Figure 1. PAI-1-mediated apoptosis.

The exact mechanism of PAI-1-regulated apoptosis is not clear and several different scenarios are possible. The uPA/uPAR/PAI-1 complex (1) in the presence of LRP is endocytosed (2). Intracellular PAI-1 can complex with caspase-3 leading to its inactivation promoting an anti-apoptotic effect (3), while uPAR and LRP are recycled to the cell surface (4). Alternatively, PAI-1 due to its interaction with LRP can transduce signaling intermediates inhibiting apoptosis (5a) by an unknown mechanism or promote survival by up-regulation of the c-jun/ERK pathway and anti-apoptotic proteins Bcl-2, Bcl-X_L(5b). In a PAI-1 deficient state (6) there is sustained Akt activation resulting in increased levels of phosphorylated caspase-9 and increased levels of pro- or inactive caspase-3 promoting an anti-apoptotic state (7). Alternatively, PAI-1 can bind to vitronectin (8) competing with EC integrins and preventing binding of the cell to the matrix causing anoikis.

Another mechanism by which PAI-1 can control proliferation is by controlling key cell cycle progression proteins. It has been reported that mouse embryonic fibroblasts (MEFs) from PAI-1^−/− mice display an uncontrolled proliferative phenotype compared to PAI-1 expressing MEFs mediated by a senescence bypass mechanism. As observed in primary murine aortic PAI-1^−/− EC (63), the PAI-1^−/− MEFs also exhibited sustained activation of Akt(P-Ser473) accompanied by nuclear retention of cyclin D1 and increased inactivation of GSK3-β was sufficient to bypass senescence (103). Thus PAI-1 acts as an inhibitor of proliferation.

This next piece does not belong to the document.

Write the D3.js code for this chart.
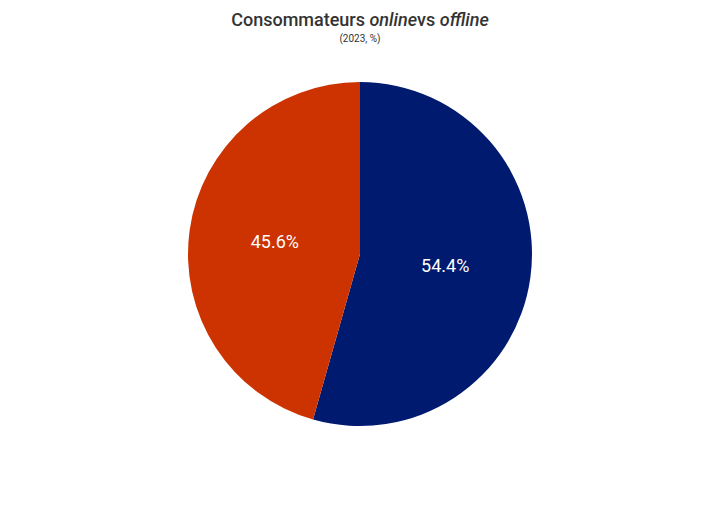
<!DOCTYPE html>
<html lang="en">
<head>
<meta charset="UTF-8">
<title>Consommateurs online vs offline</title>
<script src="https://cdn.jsdelivr.net/npm/d3@7"></script>
<style>
  body { margin: 0; background: #fff; font-family: Roboto, "Noto Sans", sans-serif; }
</style>
</head>
<body>
<svg id="chart" width="720" height="506"></svg>
<script>
// data
const categories = ["online", "offline"];
const values = [54.4, 45.6];
const colors = ["#001a70", "#cc3300"];

const svg = d3.select("#chart"),
  cx = 360, cy = 254, radius = 172;

// title with italic words
const title = svg.append("text")
  .attr("x", 360).attr("y", 26)
  .attr("text-anchor", "middle")
  .attr("font-size", 18).attr("font-weight", 500)
  .attr("fill", "#333");
title.append("tspan").text("Consommateurs ");
title.append("tspan").attr("font-style", "italic").text("online");
title.append("tspan").text("vs ");
title.append("tspan").attr("font-style", "italic").text("offline");

svg.append("text")
  .attr("x", 360).attr("y", 42)
  .attr("text-anchor", "middle")
  .attr("font-size", 10).attr("fill", "#333")
  .text("(2023, %)");

const pie = d3.pie().sort(null).value(d => d)(values);
const arc = d3.arc().innerRadius(0).outerRadius(radius);
const labelArc = d3.arc().innerRadius(radius * 0.5).outerRadius(radius * 0.5);

const g = svg.append("g").attr("transform", `translate(${cx},${cy})`);

g.selectAll("path")
  .data(pie)
  .join("path")
  .attr("d", arc)
  .attr("fill", (d, i) => colors[i]);

g.selectAll("text")
  .data(pie)
  .join("text")
  .attr("transform", d => `translate(${labelArc.centroid(d)})`)
  .attr("text-anchor", "middle")
  .attr("dy", "0.35em")
  .attr("font-size", 18)
  .attr("fill", "#fff")
  .text(d => d.value.toFixed(1) + "%");
</script>
</body>
</html>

In pathological conditions where PAI-1 over expression promotes accumulation of VSMC, as in the increased incidence of restenosis after percutaneous coronary interventions or renders tumor cells resistant to chemotherapeutic agents, decreasing PAI-1 levels would be beneficial. Therefore, in-depth mechanistic studies on the mode of action of PAI-1 in apoptosis would be therapeutically beneficial in enabling the design of drugs that diminish levels or selectively target specific functional domains of PAI-1.